En 1963, du point de vue francophone, on ne peut pas vraiment dire qu’il y ait eu un grand compromis sur la base d’une négociation ouverte de communauté à communauté. Les négociations sont en réalité très tendues, et limitées à la seule majorité gouvernementale. Les francophones sont toujours sous la pression flamande. Ils sont mal préparés. Au départ, ils résistent, et le gouvernement Lefèvre-Spaak finit par remettre sa démission au roi en juillet 1963. Mais le roi la refuse. On a donc une crise politique majeure, de même ampleur que celle qu’on vient de connaître.
Et puis, il y a enfin un vrai temps de négociation entre la remise de démission et la loi du 2 août 1963 : le laps de temps est donc très court. Ce sont les négociations de Val Duchesse, à marche forcée, et au terme desquelles on définit le territoire de la région bilingue de Bruxelles et le régime des facilités pour une série de communes. Donc pour les francophones, il y a bien eu un « compromis » dans ce court laps de temps, mais dans le cadre d’un processus long relevant plutôt du rapport de force. Le résultat est qu’aux yeux des francophones, tout ce qu’on a préservé en 1962-1963 doit l’être par la suite. On ne peut plus rien lâcher des droits des francophones maintenus, parce qu’on a déjà dû concéder tellement aux thèses flamandes. Et l’on parle bien des droits des francophones dans les communes de la périphérie bruxelloise et les Fourons, communes dont il ne va pas de soi qu’elles appartiennent à la région de langue néerlandaise puisque les francophones y constituent plusieurs dizaines de pour cent de la population (même si c’est très variable). Le minimum, pour eux, est que ce qu’on a préservé à ce moment-là soit aussi définitif que la frontière linguistique. Tandis que les Flamands tirent des conclusions exactement inverses de la fixation définitive de la frontière linguistique : il faut aller jusqu’au bout de la logique d’homogénéité linguistique.
Du côté francophone, une force politique va même être créée en 1964 — ce n’est pas un hasard — afin d’essayer de revenir en arrière. Le FDF naît en réaction exclusive aux lois de 1961-1963, avec deux points à son programme : la suppression de ces lois (donc de la frontière linguistique) et la consultation populaire pour déterminer le territoire de Bruxelles et son statut linguistique. Le FDF ne veut donc pas seulement préserver les droits des francophones, mais élargir la Région de Bruxelles en consultant les populations concernées.

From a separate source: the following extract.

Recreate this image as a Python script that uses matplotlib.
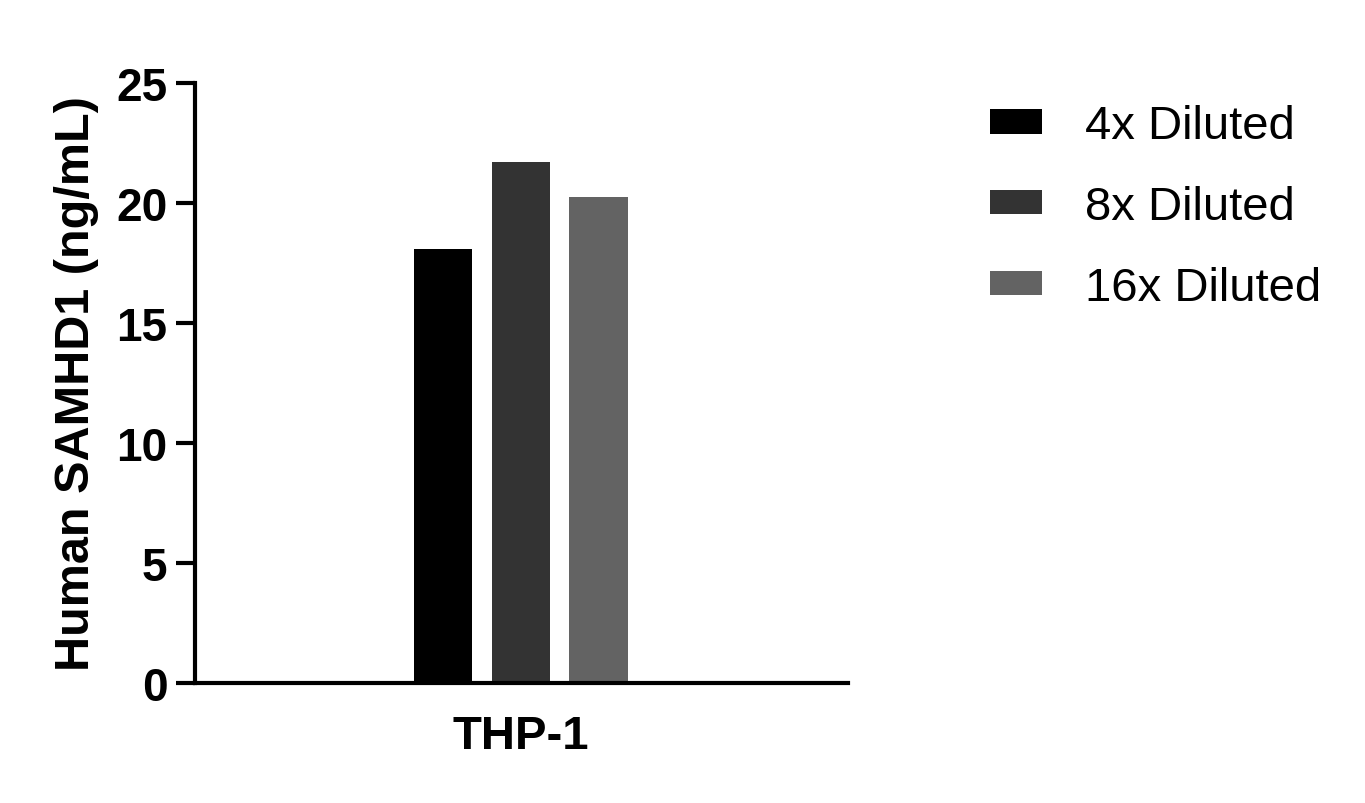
import numpy as np
import matplotlib
matplotlib.use("Agg")
import matplotlib.pyplot as plt

# Chart data
group = "THP-1"
series = ["4x Diluted", "8x Diluted", "16x Diluted"]
values = [18.1, 21.7, 20.25]
colors = ["#000000", "#333333", "#636363"]

plt.rcParams['font.family'] = ['Liberation Sans', 'DejaVu Sans']

fig = plt.figure(figsize=(13.65, 8.04), dpi=100)
ax = fig.add_axes([0.1429, 0.1493, 0.4784, 0.7462])

# bars side by side inside the single group
x = np.arange(len(series))
for i in range(len(series)):
    ax.bar(x[i], values[i], width=0.75, color=colors[i], label=series[i])

ax.set_xlim(-3.18, 5.2)
ax.set_ylim(0, 25)
ax.set_yticks([0, 5, 10, 15, 20, 25])
ax.set_xticks([1])
ax.set_xticklabels([group])

ax.spines['top'].set_visible(False)
ax.spines['right'].set_visible(False)
ax.spines['left'].set_linewidth(3)
ax.spines['bottom'].set_linewidth(3)
ax.tick_params(axis='y', length=14, width=3, labelsize=33, pad=6)
ax.tick_params(axis='x', length=0, labelsize=34, pad=22)
for lbl in ax.get_yticklabels() + ax.get_xticklabels():
    lbl.set_fontweight('bold')

ax.set_ylabel("Human SAMHD1 (ng/mL)", fontsize=35, fontweight='bold', labelpad=12)

leg = fig.legend(loc='upper left', bbox_to_anchor=(0.6945, 0.922), frameon=False,
                 fontsize=34, handlelength=1.1, handleheight=0.42,
                 handletextpad=0.9, labelspacing=0.78)

fig.savefig("out.png", dpi=100)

À ce contexte, il faut ajouter un élément important. En 1963, outre l’obtention des facilités et le maintien de BHV, on fait une exception à la nouvelle règle générale de l’homogénéité linguistique en créant par la loi un « Arrondissement spécial de Bruxelles » qui englobe les six communes à facilités de la périphérie. Donc on reconnaît qu’il y a une spécificité linguistique des six communes au-delà des facilités et au-delà de BHV électoral et judiciaire. Mais avec une formidable ambiguïté : personne ne peut définir le contenu exact de cet arrondissement. Selon l’expression de l’époque, il « est en l’air ». Or cet arrondissement spécial disparaît dès 1970, avec la grande réforme constitutionnelle. Du point de vue du FDF, en 1970 se referme donc le carcan bruxellois. Il y a là, du point de vue des francophones, un premier recul, même si c’était sur un point ambigu.

DEUXIÈME PARTIE - BHV : UNE VALSE À TROIS TEMPS


– À ce jour, il y a eu trois grands moments de négociation autour de BHV : en 1977-1978, en 2005, et en 2010. Pourquoi et comment ces tentatives de trouver une solution ont-elles toutes échoué ?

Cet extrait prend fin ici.